_Do this_
Will you output all of the data below exactly, omitting the images?

_Provided data_

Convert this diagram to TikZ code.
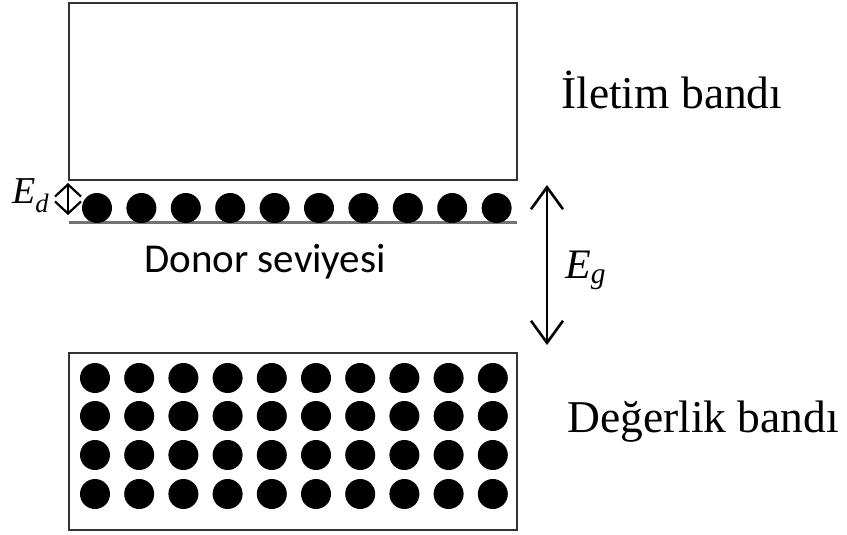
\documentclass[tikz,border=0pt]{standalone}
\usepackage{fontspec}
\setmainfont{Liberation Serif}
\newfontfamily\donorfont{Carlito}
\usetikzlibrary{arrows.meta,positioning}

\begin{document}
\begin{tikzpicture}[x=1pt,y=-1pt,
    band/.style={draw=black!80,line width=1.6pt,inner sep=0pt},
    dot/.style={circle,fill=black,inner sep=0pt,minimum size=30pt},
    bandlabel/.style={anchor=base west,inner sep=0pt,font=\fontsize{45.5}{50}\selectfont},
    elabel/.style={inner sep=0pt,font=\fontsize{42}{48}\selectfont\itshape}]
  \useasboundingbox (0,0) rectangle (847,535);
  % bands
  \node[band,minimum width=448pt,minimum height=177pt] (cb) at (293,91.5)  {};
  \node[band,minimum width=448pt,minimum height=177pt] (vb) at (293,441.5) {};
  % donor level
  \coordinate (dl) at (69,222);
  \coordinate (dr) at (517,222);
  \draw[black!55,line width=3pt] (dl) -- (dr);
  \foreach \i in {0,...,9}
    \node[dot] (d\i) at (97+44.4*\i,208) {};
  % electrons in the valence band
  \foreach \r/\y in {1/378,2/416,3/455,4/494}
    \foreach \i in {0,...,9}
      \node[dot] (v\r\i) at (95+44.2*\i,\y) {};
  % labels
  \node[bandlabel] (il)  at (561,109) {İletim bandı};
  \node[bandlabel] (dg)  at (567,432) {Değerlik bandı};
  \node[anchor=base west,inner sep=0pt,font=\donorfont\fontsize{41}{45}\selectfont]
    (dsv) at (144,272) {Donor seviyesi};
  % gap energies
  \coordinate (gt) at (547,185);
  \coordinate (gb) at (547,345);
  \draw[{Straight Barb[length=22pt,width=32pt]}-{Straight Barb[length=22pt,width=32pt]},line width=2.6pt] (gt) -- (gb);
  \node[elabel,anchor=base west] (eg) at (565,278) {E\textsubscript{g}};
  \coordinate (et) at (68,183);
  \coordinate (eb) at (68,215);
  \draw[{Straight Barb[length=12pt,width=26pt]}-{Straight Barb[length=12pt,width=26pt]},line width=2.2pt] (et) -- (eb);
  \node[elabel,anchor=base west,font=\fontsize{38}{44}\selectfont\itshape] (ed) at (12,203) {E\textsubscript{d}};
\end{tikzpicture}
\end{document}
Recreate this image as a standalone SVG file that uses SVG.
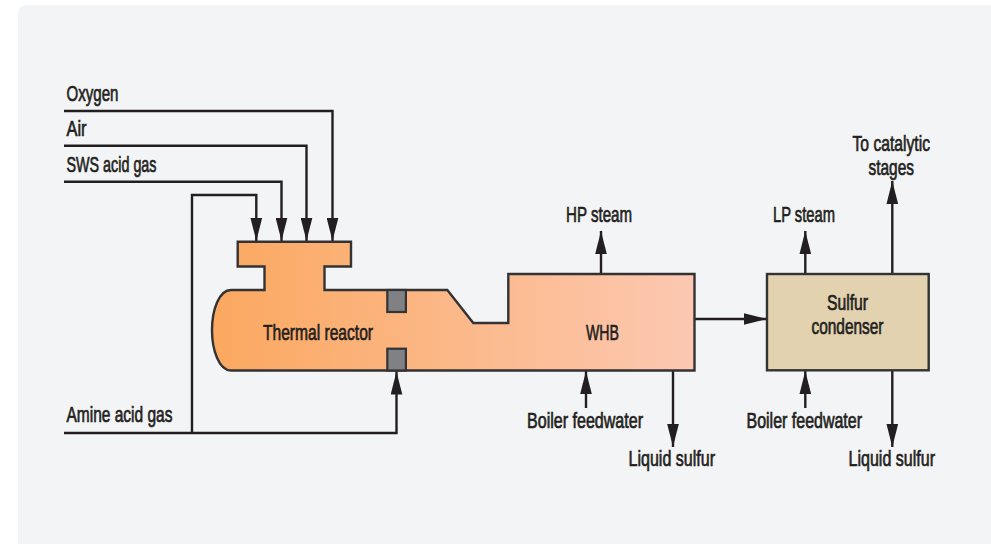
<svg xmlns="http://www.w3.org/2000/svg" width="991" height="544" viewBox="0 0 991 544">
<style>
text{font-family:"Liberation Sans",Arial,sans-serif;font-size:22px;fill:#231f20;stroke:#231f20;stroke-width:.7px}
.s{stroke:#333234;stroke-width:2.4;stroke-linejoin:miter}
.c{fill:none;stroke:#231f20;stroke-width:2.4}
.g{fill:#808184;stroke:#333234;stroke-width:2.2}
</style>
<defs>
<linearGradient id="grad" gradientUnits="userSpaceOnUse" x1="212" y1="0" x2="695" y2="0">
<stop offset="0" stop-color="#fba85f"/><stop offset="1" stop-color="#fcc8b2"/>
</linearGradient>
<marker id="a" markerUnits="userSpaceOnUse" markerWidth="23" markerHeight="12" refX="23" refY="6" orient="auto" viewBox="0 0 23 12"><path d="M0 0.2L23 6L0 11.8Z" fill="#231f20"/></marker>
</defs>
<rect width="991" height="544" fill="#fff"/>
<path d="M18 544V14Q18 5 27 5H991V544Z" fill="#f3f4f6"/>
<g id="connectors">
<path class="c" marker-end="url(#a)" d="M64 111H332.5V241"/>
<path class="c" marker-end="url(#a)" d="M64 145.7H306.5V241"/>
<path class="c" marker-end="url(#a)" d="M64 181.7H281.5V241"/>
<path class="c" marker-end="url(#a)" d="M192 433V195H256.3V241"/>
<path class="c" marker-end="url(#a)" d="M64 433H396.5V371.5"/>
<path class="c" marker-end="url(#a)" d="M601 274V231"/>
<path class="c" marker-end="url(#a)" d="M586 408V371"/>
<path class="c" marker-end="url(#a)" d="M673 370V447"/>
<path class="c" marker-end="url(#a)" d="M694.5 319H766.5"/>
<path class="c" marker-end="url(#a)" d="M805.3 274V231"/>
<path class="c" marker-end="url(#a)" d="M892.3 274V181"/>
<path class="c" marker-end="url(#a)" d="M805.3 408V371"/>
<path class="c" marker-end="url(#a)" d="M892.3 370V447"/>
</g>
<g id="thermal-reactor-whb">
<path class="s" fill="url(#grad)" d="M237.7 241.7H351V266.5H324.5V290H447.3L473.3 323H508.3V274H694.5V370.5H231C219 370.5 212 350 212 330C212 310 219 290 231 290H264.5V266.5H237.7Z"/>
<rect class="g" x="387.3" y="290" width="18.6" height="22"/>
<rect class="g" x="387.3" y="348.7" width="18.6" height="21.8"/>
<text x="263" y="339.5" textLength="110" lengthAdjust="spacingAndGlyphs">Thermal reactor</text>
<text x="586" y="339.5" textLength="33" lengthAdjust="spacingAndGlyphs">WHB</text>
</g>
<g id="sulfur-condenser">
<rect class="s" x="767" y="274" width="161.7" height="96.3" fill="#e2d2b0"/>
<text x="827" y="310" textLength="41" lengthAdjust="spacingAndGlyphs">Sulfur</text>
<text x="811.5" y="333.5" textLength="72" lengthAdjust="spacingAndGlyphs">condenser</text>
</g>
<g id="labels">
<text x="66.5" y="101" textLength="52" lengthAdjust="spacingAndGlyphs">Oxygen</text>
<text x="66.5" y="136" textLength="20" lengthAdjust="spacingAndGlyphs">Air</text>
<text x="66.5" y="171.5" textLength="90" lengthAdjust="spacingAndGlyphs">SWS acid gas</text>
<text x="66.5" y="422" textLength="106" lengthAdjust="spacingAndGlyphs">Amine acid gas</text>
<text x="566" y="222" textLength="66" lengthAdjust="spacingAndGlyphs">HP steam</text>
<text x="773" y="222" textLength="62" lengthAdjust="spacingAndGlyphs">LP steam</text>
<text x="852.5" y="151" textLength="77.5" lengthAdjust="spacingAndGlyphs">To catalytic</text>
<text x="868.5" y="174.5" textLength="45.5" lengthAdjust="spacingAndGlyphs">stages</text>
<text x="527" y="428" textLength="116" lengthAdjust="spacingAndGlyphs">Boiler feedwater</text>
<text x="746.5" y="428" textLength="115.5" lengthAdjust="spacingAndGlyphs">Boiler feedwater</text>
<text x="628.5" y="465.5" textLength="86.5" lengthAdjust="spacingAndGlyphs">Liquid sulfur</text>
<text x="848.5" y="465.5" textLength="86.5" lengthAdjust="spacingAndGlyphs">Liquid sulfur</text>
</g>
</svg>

_In response_
Convert this diagram to TikZ code.
\documentclass[tikz,border=0pt]{standalone}
\usepackage{fontspec}
\setmainfont{Liberation Serif}
\newfontfamily\donorfont{Carlito}
\usetikzlibrary{arrows.meta,positioning}

\begin{document}
\begin{tikzpicture}[x=1pt,y=-1pt,
    band/.style={draw=black!80,line width=1.6pt,inner sep=0pt},
    dot/.style={circle,fill=black,inner sep=0pt,minimum size=30pt},
    bandlabel/.style={anchor=base west,inner sep=0pt,font=\fontsize{45.5}{50}\selectfont},
    elabel/.style={inner sep=0pt,font=\fontsize{42}{48}\selectfont\itshape}]
  \useasboundingbox (0,0) rectangle (847,535);
  % bands
  \node[band,minimum width=448pt,minimum height=177pt] (cb) at (293,91.5)  {};
  \node[band,minimum width=448pt,minimum height=177pt] (vb) at (293,441.5) {};
  % donor level
  \coordinate (dl) at (69,222);
  \coordinate (dr) at (517,222);
  \draw[black!55,line width=3pt] (dl) -- (dr);
  \foreach \i in {0,...,9}
    \node[dot] (d\i) at (97+44.4*\i,208) {};
  % electrons in the valence band
  \foreach \r/\y in {1/378,2/416,3/455,4/494}
    \foreach \i in {0,...,9}
      \node[dot] (v\r\i) at (95+44.2*\i,\y) {};
  % labels
  \node[bandlabel] (il)  at (561,109) {İletim bandı};
  \node[bandlabel] (dg)  at (567,432) {Değerlik bandı};
  \node[anchor=base west,inner sep=0pt,font=\donorfont\fontsize{41}{45}\selectfont]
    (dsv) at (144,272) {Donor seviyesi};
  % gap energies
  \coordinate (gt) at (547,185);
  \coordinate (gb) at (547,345);
  \draw[{Straight Barb[length=22pt,width=32pt]}-{Straight Barb[length=22pt,width=32pt]},line width=2.6pt] (gt) -- (gb);
  \node[elabel,anchor=base west] (eg) at (565,278) {E\textsubscript{g}};
  \coordinate (et) at (68,183);
  \coordinate (eb) at (68,215);
  \draw[{Straight Barb[length=12pt,width=26pt]}-{Straight Barb[length=12pt,width=26pt]},line width=2.2pt] (et) -- (eb);
  \node[elabel,anchor=base west,font=\fontsize{38}{44}\selectfont\itshape] (ed) at (12,203) {E\textsubscript{d}};
\end{tikzpicture}
\end{document}
Recreate this image as a standalone SVG file that uses SVG.
<svg xmlns="http://www.w3.org/2000/svg" width="991" height="544" viewBox="0 0 991 544">
<style>
text{font-family:"Liberation Sans",Arial,sans-serif;font-size:22px;fill:#231f20;stroke:#231f20;stroke-width:.7px}
.s{stroke:#333234;stroke-width:2.4;stroke-linejoin:miter}
.c{fill:none;stroke:#231f20;stroke-width:2.4}
.g{fill:#808184;stroke:#333234;stroke-width:2.2}
</style>
<defs>
<linearGradient id="grad" gradientUnits="userSpaceOnUse" x1="212" y1="0" x2="695" y2="0">
<stop offset="0" stop-color="#fba85f"/><stop offset="1" stop-color="#fcc8b2"/>
</linearGradient>
<marker id="a" markerUnits="userSpaceOnUse" markerWidth="23" markerHeight="12" refX="23" refY="6" orient="auto" viewBox="0 0 23 12"><path d="M0 0.2L23 6L0 11.8Z" fill="#231f20"/></marker>
</defs>
<rect width="991" height="544" fill="#fff"/>
<path d="M18 544V14Q18 5 27 5H991V544Z" fill="#f3f4f6"/>
<g id="connectors">
<path class="c" marker-end="url(#a)" d="M64 111H332.5V241"/>
<path class="c" marker-end="url(#a)" d="M64 145.7H306.5V241"/>
<path class="c" marker-end="url(#a)" d="M64 181.7H281.5V241"/>
<path class="c" marker-end="url(#a)" d="M192 433V195H256.3V241"/>
<path class="c" marker-end="url(#a)" d="M64 433H396.5V371.5"/>
<path class="c" marker-end="url(#a)" d="M601 274V231"/>
<path class="c" marker-end="url(#a)" d="M586 408V371"/>
<path class="c" marker-end="url(#a)" d="M673 370V447"/>
<path class="c" marker-end="url(#a)" d="M694.5 319H766.5"/>
<path class="c" marker-end="url(#a)" d="M805.3 274V231"/>
<path class="c" marker-end="url(#a)" d="M892.3 274V181"/>
<path class="c" marker-end="url(#a)" d="M805.3 408V371"/>
<path class="c" marker-end="url(#a)" d="M892.3 370V447"/>
</g>
<g id="thermal-reactor-whb">
<path class="s" fill="url(#grad)" d="M237.7 241.7H351V266.5H324.5V290H447.3L473.3 323H508.3V274H694.5V370.5H231C219 370.5 212 350 212 330C212 310 219 290 231 290H264.5V266.5H237.7Z"/>
<rect class="g" x="387.3" y="290" width="18.6" height="22"/>
<rect class="g" x="387.3" y="348.7" width="18.6" height="21.8"/>
<text x="263" y="339.5" textLength="110" lengthAdjust="spacingAndGlyphs">Thermal reactor</text>
<text x="586" y="339.5" textLength="33" lengthAdjust="spacingAndGlyphs">WHB</text>
</g>
<g id="sulfur-condenser">
<rect class="s" x="767" y="274" width="161.7" height="96.3" fill="#e2d2b0"/>
<text x="827" y="310" textLength="41" lengthAdjust="spacingAndGlyphs">Sulfur</text>
<text x="811.5" y="333.5" textLength="72" lengthAdjust="spacingAndGlyphs">condenser</text>
</g>
<g id="labels">
<text x="66.5" y="101" textLength="52" lengthAdjust="spacingAndGlyphs">Oxygen</text>
<text x="66.5" y="136" textLength="20" lengthAdjust="spacingAndGlyphs">Air</text>
<text x="66.5" y="171.5" textLength="90" lengthAdjust="spacingAndGlyphs">SWS acid gas</text>
<text x="66.5" y="422" textLength="106" lengthAdjust="spacingAndGlyphs">Amine acid gas</text>
<text x="566" y="222" textLength="66" lengthAdjust="spacingAndGlyphs">HP steam</text>
<text x="773" y="222" textLength="62" lengthAdjust="spacingAndGlyphs">LP steam</text>
<text x="852.5" y="151" textLength="77.5" lengthAdjust="spacingAndGlyphs">To catalytic</text>
<text x="868.5" y="174.5" textLength="45.5" lengthAdjust="spacingAndGlyphs">stages</text>
<text x="527" y="428" textLength="116" lengthAdjust="spacingAndGlyphs">Boiler feedwater</text>
<text x="746.5" y="428" textLength="115.5" lengthAdjust="spacingAndGlyphs">Boiler feedwater</text>
<text x="628.5" y="465.5" textLength="86.5" lengthAdjust="spacingAndGlyphs">Liquid sulfur</text>
<text x="848.5" y="465.5" textLength="86.5" lengthAdjust="spacingAndGlyphs">Liquid sulfur</text>
</g>
</svg>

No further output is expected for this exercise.